Protectionism by Another Name?
One thing you can probably get 99% of economists to agree on is that a global trade war in the middle of a global recession is a bad idea. If every country increases import tariffs, hoping to protect its domestic industry from foreign competition, global trade will fall in all directions, hurting everybody. Put another way, increased tariffs are a negative-sum game.
To date, we haven’t seen much in the way of higher trade barriers during this crisis, although you could argue that some bailouts constitute subsidies favoring local over foreign companies. Instead, however, we are seeing friction over currency valuations. If you want to boost your net exports but don’t want to do the obviously unfriendly thing and increase tariffs, the other option is to devalue your currency: a weaker currency increases the price of imported goods and reduces the price of exported goods, hence reducing imports and increasing exports.
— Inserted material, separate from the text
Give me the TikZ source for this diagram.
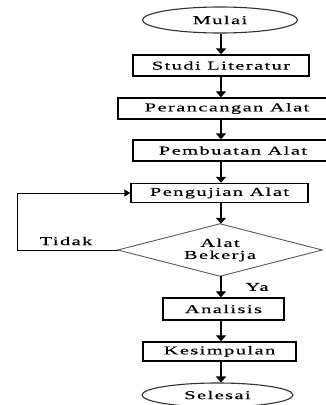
\documentclass[tikz,border=0pt]{standalone}
\usepackage{fontspec}
\setmainfont{Liberation Serif}[FakeStretch=1.7,LetterSpace=12,FakeBold=0.4]
\usetikzlibrary{shapes.geometric,arrows.meta}
\begin{document}
\begin{tikzpicture}[x=1pt,y=-1pt,
  every node/.style={font=\fontsize{12}{12}\selectfont, inner sep=0pt},
  procbox/.style={draw=black, line width=1.4pt, rectangle, align=center},
  term/.style={draw=black!80, line width=1.1pt, ellipse},
  decision/.style={rectangle, align=center},
  diamondline/.style={draw=black!65, line width=0.9pt},
  arr/.style={line width=1.6pt, -{Triangle[width=10pt,length=6pt]}},
  looparr/.style={line width=1pt, -{Triangle[width=7pt,length=6pt]}},
  lbl/.style={}
]
\useasboundingbox (0,0) rectangle (326,405);
\clip (0,0) rectangle (326,405);
\coordinate (ax) at (221,0);
\node[term, minimum width=155pt, minimum height=26pt] (start) at (220,20) {Mulai};
\node[procbox, minimum width=176pt, minimum height=21pt] (s1) at (221,65.5) {Studi Literatur};
\node[procbox, minimum width=218pt, minimum height=21pt] (s2) at (227,108.5) {Perancangan Alat};
\node[procbox, minimum width=200pt, minimum height=21pt] (s3) at (233,150.5) {Pembuatan Alat};
\node[procbox, minimum width=177pt, minimum height=19pt] (s4) at (219.5,193) {Pengujian Alat};
\node[decision, minimum width=204pt, minimum height=52pt] (dec) at (220,250) {Alat\\Bekerja};
\draw[diamondline] (dec.north) -- (dec.east) -- (dec.south) -- (dec.west) -- cycle;
\node[procbox, minimum width=121pt, minimum height=22pt] (s5) at (223.5,309) {Analisis};
\node[procbox, minimum width=153pt, minimum height=19pt] (s6) at (219.5,351.5) {Kesimpulan};
\node[term, minimum width=151pt, minimum height=24pt] (end) at (217.5,395) {Selesai};
\coordinate (lp) at (17,250);
\draw[arr] (start.south -| ax) -- (s1.north -| ax);
\draw[arr] (s1.south -| ax) -- (s2.north -| ax);
\draw[arr] (s2.south -| ax) -- (s3.north -| ax);
\draw[arr] (s3.south -| ax) -- (s4.north -| ax);
\draw[arr] (s4.south -| ax) -- (dec.north -| ax);
\draw[arr] (dec.south -| ax) -- (s5.north -| ax);
\draw[arr] (s5.south -| ax) -- (s6.north -| ax);
\draw[arr] (s6.south -| ax) -- (end.north -| ax);
\draw[looparr] (dec.west) -- (lp) |- (s4.west);
\node[lbl] (tidak) at (66,241) {Tidak};
\node[lbl] (ya) at (257,287) {Ya};
\end{tikzpicture}
\end{document}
Tim Geithner accused China of “manipulating its currency,” something we’ve heard periodically over the last several years but not in much in the last few months. (Of course, Geithner then said that “a strong dollar is in America’s national interest,” whatever that means.) Switzerland threatened to intervene on foreign exchange markets to suppress the value of the Swiss franc. And the French finance minister criticized the U.K. for letting the pound depreciate.
Theoretically, devaluing your currency is not as bad as import tariffs. If every country tries to devalue its currency at the same time, exchange rates will remain the same; this is a zero-sum game in that sense. It’s a little more complicated, because there are at least two ways of devaluing your currency. One is for the central government to sell its own currency and buy everyone else’s currency on the foreign exchange market. The other, however, is to run an expansionary monetary policy (lower interest rates, more money creation, etc.), which is inflationary. So one possible outcome is that every country runs an expansionary monetary policy, exchange rates remain the same, but commodity prices go up because there is more money floating around. In today’s environment of low or negative inflation expectations, however, that might not be such a terrible thing.
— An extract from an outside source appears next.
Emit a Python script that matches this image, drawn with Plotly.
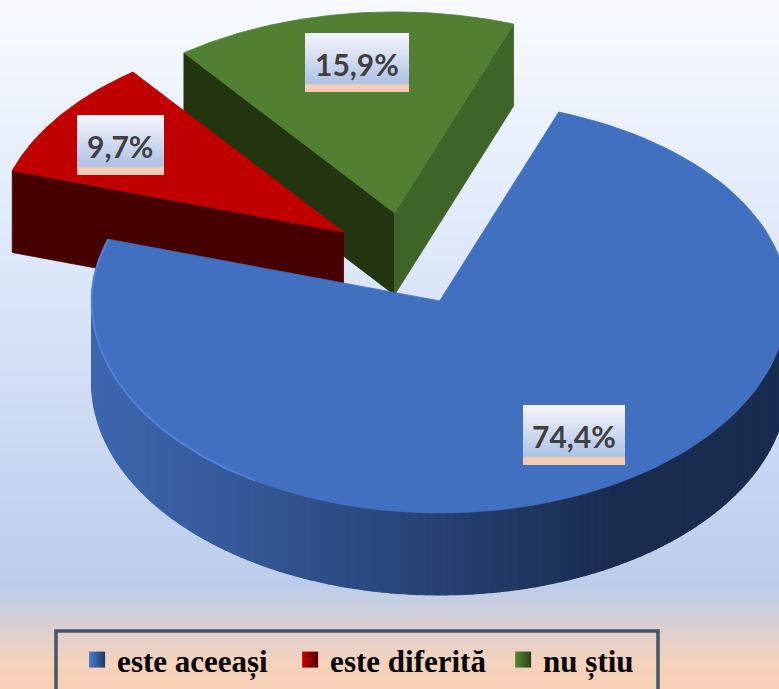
import math
import numpy as np
import plotly.graph_objects as go

# ---- data ----
categories = ["este aceeași", "este diferită", "nu știu"]
values = [74.4, 9.7, 15.9]

# ---- style / geometry ----
W, H = 779, 689
START = 20.0
CX, CY = 406, 259
RX = 348
RY_FRONT, RY_BACK = 212, 201
PULL = 0.22
DEPTH = 82
TOP = ["#4270c1", "#c00000", "#518032"]
LABEL_XY = [(574, 436), (120, 146), (357, 64)]
LABEL_BOX = [(523, 625, 405, 465), (77, 164, 115, 175), (305, 409, 33, 92)]
MARK = ["#4a7bd0", "#c80000", "#558a38"]
MARK_DARK = ["#1f3864", "#500000", "#2a4016"]

fig = go.Figure()


def poly(xs, ys, color, line=0.8):
    fig.add_trace(go.Scatter(
        x=list(xs), y=list(ys), mode="lines", fill="toself", fillcolor=color,
        line=dict(color=color, width=line), hoverinfo="skip", showlegend=False))


def pt(apex, deg):
    t = math.radians(deg)
    ry = RY_BACK if math.cos(t) > 0 else RY_FRONT
    return apex[0] + RX * math.sin(t), apex[1] - ry * math.cos(t)


def mix(c1, c2, f):
    a = [int(c1[i:i + 2], 16) for i in (1, 3, 5)]
    b = [int(c2[i:i + 2], 16) for i in (1, 3, 5)]
    return "#" + "".join(f"{round(p + (q - p) * f):02x}" for p, q in zip(a, b))


# background gradient
ys = np.arange(0, H + 1)
fig.add_trace(go.Heatmap(
    x=[0, W], y=ys, z=np.column_stack([ys, ys]), zmin=0, zmax=H,
    colorscale=[[0, "#f7faff"], [0.35, "#dfe9fb"], [0.85, "#bccdeb"],
                [0.96, "#f5d2bc"], [1, "#f8d0b5"]],
    showscale=False, hoverinfo="skip"))

# wedge angles and apexes, all derived from the values
total = sum(values)
spans, a0 = [], START
for v in values:
    a1 = a0 + v / total * 360
    spans.append((a0, a1))
    a0 = a1
apexes = []
for s0, s1 in spans:
    m = math.radians((s0 + s1) / 2)
    apexes.append((CX + RX * PULL * math.sin(m), CY - RY_FRONT * PULL * math.cos(m)))


def wedge_top(i, color):
    s0, s1 = spans[i]
    ap = apexes[i]
    th = np.linspace(s0, s1, 120)
    pts = [pt(ap, t) for t in th]
    poly([ap[0]] + [p[0] for p in pts] + [ap[0]],
         [ap[1]] + [p[1] for p in pts] + [ap[1]], color)


def cut_face(i, deg, color):
    ap = apexes[i]
    e = pt(ap, deg)
    poly([ap[0], e[0], e[0], ap[0], ap[0]],
         [ap[1], e[1], e[1] + DEPTH, ap[1] + DEPTH, ap[1]], color)


# green
cut_face(2, spans[2][0], "#223510")
cut_face(2, spans[2][1] % 360, "#3f6428")
wedge_top(2, TOP[2])
# red
cut_face(1, spans[1][0], "#470000")
wedge_top(1, TOP[1])

# blue outer wall, shaded along x
ap = apexes[0]
s0, s1 = spans[0]
lo = max(s0, 86)
th = np.arange(lo, s1 + 0.01, 1.5)
if th[-1] < s1:
    th = np.append(th, s1)
for t0, t1 in zip(th[:-1], th[1:]):
    p0, p1 = pt(ap, t0), pt(ap, t1)
    xm = (p0[0] + p1[0]) / 2
    f = min(max((xm - 95) / (610 - 95), 0), 1)
    c = mix("#3d66ae", "#192c50", f ** 1.1)
    poly([p0[0], p1[0], p1[0], p0[0], p0[0]],
         [p0[1], p1[1], p1[1] + DEPTH, p0[1] + DEPTH, p0[1]], c, line=1.2)
wedge_top(0, TOP[0])
# light rim along the front-left edge
rim = [pt(ap, t) for t in np.linspace(212, s1, 80)]
fig.add_trace(go.Scatter(x=[p[0] for p in rim], y=[p[1] for p in rim], mode="lines",
                         line=dict(color="#4f82d8", width=2), hoverinfo="skip", showlegend=False))

# data-label boxes: stacked strips give the vertical gradient
BOX_STOPS = [(0, "#f3f5fc"), (0.45, "#d2dcf0"), (0.85, "#adc2e4"), (0.88, "#f3cdb6"), (1, "#f4cbb2")]


def box_color(f):
    for (f0, c0), (f1, c1) in zip(BOX_STOPS[:-1], BOX_STOPS[1:]):
        if f <= f1:
            return mix(c0, c1, (f - f0) / (f1 - f0))
    return BOX_STOPS[-1][1]


for (x0, x1, y0, y1) in LABEL_BOX:
    n = y1 - y0
    for k in range(n):
        fig.add_shape(type="rect", x0=x0, x1=x1, y0=y0 + k, y1=min(y0 + k + 1.5, y1),
                      line=dict(width=0), fillcolor=box_color((k + 0.5) / n), layer="above")
for (x, y), v in zip(LABEL_XY, values):
    fig.add_annotation(x=x, y=y, text=f"{v:.1f}%".replace(".", ","), showarrow=False,
                       font=dict(family="Lato", size=30, color="#404040", weight="bold"),
                       xanchor="center", yanchor="middle")

# legend entries
for name, col, dark in zip(categories, MARK, MARK_DARK):
    fig.add_trace(go.Scatter(
        x=[None], y=[None], mode="markers", name=name,
        marker=dict(symbol="square", size=17, color=col,
                    gradient=dict(type="horizontal", color=dark))))

fig.add_shape(type="rect", x0=56, x1=658, y0=631, y1=705,
              line=dict(color="#44546a", width=3.5), fillcolor="rgba(0,0,0,0)")

fig.update_layout(
    width=W, height=H, margin=dict(l=0, r=0, t=0, b=0),
    paper_bgcolor="#f7faff", plot_bgcolor="rgba(0,0,0,0)",
    xaxis=dict(range=[0, W], visible=False, fixedrange=True),
    yaxis=dict(range=[H, 0], visible=False, fixedrange=True),
    legend=dict(orientation="h", x=0.099, y=0.003, xanchor="left", yanchor="bottom",
                bgcolor="rgba(0,0,0,0)", borderwidth=0, traceorder="normal",
                entrywidth=168, entrywidthmode="pixels", itemwidth=30,
                font=dict(family="Liberation Serif", size=31, color="#000000",
                          weight="bold"),
                itemclick=False, itemdoubleclick=False),
    hovermode=False, showlegend=True,
)
fig.write_html("out.html", config={"displayModeBar": False},
               post_script="document.body.style.margin='0';document.documentElement.style.overflow='hidden';")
But the other side of competitive currency devaluations is that not all countries are equally well armed. In particular, countries that use the euro cannot devalue their currencies, because they don’t control their monetary policy and they don’t have the scale to intervene significantly on the market for euros. In short, other countries can devalue their currencies at the expense of Eurozone members.
Germany, France and the Scandinavian countries are mounting billion-dollar stimulus plans and erecting fences to protect their banks. But the peripheral economies are being left to twist in the market winds.
This is a good indicator that fears about the Eurozone are going mainstream.